Rating: Headscratcher – B-
How It Ends – a full-length feature comedy with cameos from every person you’ve ever seen on screen - such as Rob Huebel – the guy who is in everything, including my favorite meme:
Rating: Funniest death-by-meteor movie I’ve seen - A
The Sparks Brothers – billed as a documentary about “your favorite band’s favorite band” and “the greatest band you’ve never heard of.” And admittedly, I’m in the group uncool enough to have never heard of them. It made me miss John Marshall terribly, as he would not only have known their library of songs and been disgusted I didn’t, but would have also pointed out why I was incorrect in my assessment that no one has heard of them because their music is TERRIBLE. If you know this band, and particularly if you like this band, please explain it to me. The documentary was well done – I just don’t get the appeal.
Rating: In tribute to the avant-garde-ness of the subject matter, I rate this film: cucumbers
Street Gang: How We Got To Sesame Street – you’ll laugh, you’ll cry, you’ll still be able to remember every song and segment from this wonderful show. Delightful to reflect on a bunch of smart, creative people doing something that mattered and continues to matter.
Rating: Today’s letter is - A+
Searchers – documentary about online dating in NYC. I’ll save you the two hours: it’s dehumanizing. Interesting filming – but way too long and not sure we gained any new insights.
Rating: It’s not you, it's me – B-
Wiggle Room – easily my favorite of all the shorts. The film focuses on a young woman who is seemingly invisible and powerless due to being poor, a minority, a woman, young, and disabled due to an accident. When she treks to an insurance company to follow up on a long-delayed payment for a wheelchair ramp her coverage is supposed to provide – she proves just how strong she is in a way that will have you cheering for her and thinking about this short many days after watching it.
Rating: You go, girl! – A+
A Concerto is A Conversation – I lied. This was easily my favorite of all the shorts. This film is a conversation between a 91-year-old black man and his grandson – about growing up in two very different times and both realizing different kinds of success (the grandson’s due in large part to obstacles faced, hardships overcome, and choices made by his grandfather). It is devastating (though unsurprising) how much racism and how many obstacles the grandfather was faced with, and instead of being defeated, was inspired to find different paths to his success. Harkening back to the Rita Moreno film – imagine what he could have achieved if he didn’t have to deal with that.

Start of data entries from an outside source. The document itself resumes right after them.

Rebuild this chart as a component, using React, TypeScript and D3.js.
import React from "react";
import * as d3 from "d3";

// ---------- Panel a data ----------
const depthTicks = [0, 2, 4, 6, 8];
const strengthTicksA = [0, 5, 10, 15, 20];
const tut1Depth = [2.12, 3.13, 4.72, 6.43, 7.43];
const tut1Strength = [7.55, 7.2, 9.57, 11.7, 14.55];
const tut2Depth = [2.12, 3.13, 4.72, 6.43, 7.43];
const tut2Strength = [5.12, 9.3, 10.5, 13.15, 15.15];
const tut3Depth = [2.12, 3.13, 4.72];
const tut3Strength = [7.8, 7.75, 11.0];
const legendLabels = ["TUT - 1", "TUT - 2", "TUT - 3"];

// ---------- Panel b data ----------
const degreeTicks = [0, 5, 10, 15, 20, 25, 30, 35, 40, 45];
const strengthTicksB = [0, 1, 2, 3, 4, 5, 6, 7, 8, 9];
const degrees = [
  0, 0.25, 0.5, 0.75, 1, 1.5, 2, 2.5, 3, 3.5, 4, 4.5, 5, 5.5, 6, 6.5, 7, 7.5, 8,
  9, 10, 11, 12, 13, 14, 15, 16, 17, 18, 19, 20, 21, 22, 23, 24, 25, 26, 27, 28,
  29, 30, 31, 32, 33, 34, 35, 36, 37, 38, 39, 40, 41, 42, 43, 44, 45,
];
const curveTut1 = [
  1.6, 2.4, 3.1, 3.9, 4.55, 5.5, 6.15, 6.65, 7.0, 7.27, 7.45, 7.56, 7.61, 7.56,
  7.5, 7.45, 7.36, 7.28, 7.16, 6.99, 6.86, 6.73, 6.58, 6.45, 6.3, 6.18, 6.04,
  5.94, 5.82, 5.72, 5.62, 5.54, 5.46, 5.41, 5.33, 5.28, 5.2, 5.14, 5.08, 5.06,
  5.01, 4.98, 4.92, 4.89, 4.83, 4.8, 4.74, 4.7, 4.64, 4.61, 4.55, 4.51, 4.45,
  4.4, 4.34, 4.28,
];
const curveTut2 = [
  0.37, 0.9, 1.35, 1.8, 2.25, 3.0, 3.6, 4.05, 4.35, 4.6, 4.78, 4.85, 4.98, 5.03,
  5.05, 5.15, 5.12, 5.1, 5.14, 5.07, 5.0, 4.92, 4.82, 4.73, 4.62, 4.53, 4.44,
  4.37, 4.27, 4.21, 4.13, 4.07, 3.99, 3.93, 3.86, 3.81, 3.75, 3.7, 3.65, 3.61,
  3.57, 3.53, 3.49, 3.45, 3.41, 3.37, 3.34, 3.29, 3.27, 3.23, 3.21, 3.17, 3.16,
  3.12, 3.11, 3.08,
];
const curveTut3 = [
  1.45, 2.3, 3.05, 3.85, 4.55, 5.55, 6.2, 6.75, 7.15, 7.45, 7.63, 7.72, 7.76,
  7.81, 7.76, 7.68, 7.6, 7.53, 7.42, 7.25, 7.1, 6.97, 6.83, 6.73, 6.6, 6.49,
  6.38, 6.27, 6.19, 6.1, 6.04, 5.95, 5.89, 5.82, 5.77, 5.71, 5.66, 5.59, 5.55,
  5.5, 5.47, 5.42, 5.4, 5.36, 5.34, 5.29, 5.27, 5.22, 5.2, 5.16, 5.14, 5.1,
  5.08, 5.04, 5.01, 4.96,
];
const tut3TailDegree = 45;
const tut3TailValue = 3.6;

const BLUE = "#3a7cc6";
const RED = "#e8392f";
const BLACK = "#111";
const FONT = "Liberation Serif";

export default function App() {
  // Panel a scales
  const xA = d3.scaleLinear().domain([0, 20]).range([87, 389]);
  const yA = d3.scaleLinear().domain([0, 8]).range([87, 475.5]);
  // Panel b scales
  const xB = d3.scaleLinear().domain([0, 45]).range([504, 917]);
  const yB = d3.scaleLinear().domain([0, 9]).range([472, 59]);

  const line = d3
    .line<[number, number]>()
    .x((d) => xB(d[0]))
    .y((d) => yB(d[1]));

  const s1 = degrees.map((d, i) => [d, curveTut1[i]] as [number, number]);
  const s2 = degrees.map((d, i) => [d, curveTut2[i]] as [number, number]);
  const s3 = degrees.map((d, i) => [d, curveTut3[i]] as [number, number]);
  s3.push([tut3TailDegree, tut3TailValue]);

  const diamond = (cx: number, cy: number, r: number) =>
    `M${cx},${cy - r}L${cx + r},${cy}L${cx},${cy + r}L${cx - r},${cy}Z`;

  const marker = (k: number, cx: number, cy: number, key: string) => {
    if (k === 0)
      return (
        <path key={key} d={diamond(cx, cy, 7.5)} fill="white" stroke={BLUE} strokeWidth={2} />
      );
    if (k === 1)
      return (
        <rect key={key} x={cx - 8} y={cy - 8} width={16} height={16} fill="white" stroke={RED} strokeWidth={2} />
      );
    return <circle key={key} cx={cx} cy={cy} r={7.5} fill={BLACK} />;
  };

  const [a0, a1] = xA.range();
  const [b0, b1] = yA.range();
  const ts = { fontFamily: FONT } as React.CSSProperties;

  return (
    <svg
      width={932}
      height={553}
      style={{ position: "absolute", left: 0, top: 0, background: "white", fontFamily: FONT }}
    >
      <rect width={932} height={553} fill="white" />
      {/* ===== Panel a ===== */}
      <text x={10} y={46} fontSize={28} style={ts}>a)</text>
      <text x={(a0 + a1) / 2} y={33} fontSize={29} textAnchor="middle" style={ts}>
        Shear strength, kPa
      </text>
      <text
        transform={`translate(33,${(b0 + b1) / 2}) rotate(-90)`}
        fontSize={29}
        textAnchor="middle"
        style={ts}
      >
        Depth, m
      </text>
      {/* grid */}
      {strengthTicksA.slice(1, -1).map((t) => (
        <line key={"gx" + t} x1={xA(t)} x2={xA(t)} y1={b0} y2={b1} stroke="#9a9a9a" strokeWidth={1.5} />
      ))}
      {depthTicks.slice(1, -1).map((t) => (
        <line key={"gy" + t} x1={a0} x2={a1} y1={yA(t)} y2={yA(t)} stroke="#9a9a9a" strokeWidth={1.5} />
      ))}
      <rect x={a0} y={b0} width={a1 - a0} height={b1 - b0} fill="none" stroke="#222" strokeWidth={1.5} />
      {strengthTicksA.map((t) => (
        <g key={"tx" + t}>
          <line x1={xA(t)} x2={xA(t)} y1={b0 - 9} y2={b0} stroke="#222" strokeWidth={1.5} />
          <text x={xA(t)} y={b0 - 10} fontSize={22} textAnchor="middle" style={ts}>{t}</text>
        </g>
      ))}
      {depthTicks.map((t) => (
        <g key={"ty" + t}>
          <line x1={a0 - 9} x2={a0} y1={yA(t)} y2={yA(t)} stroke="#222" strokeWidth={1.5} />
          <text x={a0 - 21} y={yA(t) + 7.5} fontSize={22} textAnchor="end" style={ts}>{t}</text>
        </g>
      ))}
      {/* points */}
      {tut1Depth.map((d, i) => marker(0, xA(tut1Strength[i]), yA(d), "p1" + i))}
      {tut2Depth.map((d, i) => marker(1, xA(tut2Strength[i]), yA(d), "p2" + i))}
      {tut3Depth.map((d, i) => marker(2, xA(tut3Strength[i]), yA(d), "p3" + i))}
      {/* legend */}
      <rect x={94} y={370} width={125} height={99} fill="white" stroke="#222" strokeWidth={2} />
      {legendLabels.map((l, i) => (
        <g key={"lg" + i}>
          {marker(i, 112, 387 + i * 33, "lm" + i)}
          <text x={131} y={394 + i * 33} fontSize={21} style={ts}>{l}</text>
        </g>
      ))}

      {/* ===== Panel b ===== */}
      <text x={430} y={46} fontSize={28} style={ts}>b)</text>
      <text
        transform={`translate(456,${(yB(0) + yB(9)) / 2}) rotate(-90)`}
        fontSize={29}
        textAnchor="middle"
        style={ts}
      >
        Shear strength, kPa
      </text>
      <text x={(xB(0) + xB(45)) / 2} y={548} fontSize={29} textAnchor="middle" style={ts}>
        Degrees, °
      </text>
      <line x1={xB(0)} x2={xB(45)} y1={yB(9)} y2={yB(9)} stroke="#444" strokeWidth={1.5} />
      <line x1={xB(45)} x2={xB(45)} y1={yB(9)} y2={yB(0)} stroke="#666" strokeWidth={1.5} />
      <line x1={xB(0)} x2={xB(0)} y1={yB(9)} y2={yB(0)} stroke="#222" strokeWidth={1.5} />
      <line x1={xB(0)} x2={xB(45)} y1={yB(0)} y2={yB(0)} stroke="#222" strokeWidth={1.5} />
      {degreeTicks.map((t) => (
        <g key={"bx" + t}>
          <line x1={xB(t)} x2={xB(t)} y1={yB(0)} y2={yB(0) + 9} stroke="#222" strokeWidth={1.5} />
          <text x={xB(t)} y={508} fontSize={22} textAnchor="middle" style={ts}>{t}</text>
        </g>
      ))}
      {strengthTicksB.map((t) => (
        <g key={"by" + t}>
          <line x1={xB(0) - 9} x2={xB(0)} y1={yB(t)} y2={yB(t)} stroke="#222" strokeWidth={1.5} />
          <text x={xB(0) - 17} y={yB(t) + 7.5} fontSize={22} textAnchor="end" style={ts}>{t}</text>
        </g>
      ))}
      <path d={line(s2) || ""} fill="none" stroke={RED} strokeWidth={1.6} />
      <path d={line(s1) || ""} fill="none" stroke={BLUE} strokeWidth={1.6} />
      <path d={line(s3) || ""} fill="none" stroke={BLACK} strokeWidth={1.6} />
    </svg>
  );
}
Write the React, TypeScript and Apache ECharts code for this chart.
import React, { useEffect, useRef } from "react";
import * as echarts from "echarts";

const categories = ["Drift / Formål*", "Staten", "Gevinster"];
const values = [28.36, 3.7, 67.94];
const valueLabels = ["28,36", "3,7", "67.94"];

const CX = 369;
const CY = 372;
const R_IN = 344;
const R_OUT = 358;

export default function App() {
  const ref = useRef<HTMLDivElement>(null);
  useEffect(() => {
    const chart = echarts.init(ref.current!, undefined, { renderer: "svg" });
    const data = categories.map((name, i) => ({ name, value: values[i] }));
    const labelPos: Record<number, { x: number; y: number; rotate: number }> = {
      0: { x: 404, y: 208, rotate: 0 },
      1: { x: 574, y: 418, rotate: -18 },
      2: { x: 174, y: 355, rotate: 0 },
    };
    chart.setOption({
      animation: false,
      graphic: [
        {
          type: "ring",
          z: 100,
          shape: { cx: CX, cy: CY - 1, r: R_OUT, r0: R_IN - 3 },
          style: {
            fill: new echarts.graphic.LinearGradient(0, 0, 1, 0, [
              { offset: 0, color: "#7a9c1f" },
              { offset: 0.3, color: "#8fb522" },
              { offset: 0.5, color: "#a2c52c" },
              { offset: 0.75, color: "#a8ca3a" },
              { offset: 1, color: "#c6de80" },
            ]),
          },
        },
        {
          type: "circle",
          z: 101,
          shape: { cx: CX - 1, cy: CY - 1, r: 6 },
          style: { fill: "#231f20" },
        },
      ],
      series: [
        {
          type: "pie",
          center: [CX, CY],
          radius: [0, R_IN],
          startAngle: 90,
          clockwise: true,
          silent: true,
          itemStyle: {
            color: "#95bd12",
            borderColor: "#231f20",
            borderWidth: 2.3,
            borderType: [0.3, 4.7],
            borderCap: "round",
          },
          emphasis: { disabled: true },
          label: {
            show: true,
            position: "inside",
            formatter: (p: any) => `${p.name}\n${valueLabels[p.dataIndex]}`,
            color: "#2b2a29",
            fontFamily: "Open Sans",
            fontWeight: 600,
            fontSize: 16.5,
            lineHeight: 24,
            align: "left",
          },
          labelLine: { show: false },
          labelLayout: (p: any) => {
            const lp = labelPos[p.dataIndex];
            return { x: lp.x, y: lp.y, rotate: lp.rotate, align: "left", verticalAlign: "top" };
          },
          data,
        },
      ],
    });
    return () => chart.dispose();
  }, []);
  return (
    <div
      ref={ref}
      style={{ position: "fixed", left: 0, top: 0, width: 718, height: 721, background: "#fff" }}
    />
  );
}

Rating: This is just fantastic all around, and the interesting choice of using two cameras for close ups was brilliant - A+
You Wouldn’t Understand – I didn’t. I think it was about time travel and lasers and a pricing gun being used as an actual gun and interrupting a gentleman’s picnic.
Rating: SBH (Should Be High to watch this)
The Field Trip – depressingly accurate perspective of what corporate America looks like through the lens of kids spending half a day living it during a fifth grade field trip to Junior Achievement Biz Town.
Rating: I think we should amplify this through our channels and think outside the box – A
When We Were Bullies - husband and I had differing opinions on this documentary that revisited a bullying incident the filmmaker took part in 50 years prior at his Brooklyn, NY, elementary school. He tracks down and interviews classmates and even the teacher for their perspectives on the incident. I wanted more remorse from those involved and less focus on them and more about the kid who was bullied (the filmmaker said that was the original intent, but he changed his mind). Stylistically, this was great. But if you’re going to the trouble of tracking down the bullies - I need contrition and growth. If not, I don’t need to hear how this affected the kids doing the bullying – I know they are way less traumatized than a child being jumped and pummeled by a crowd.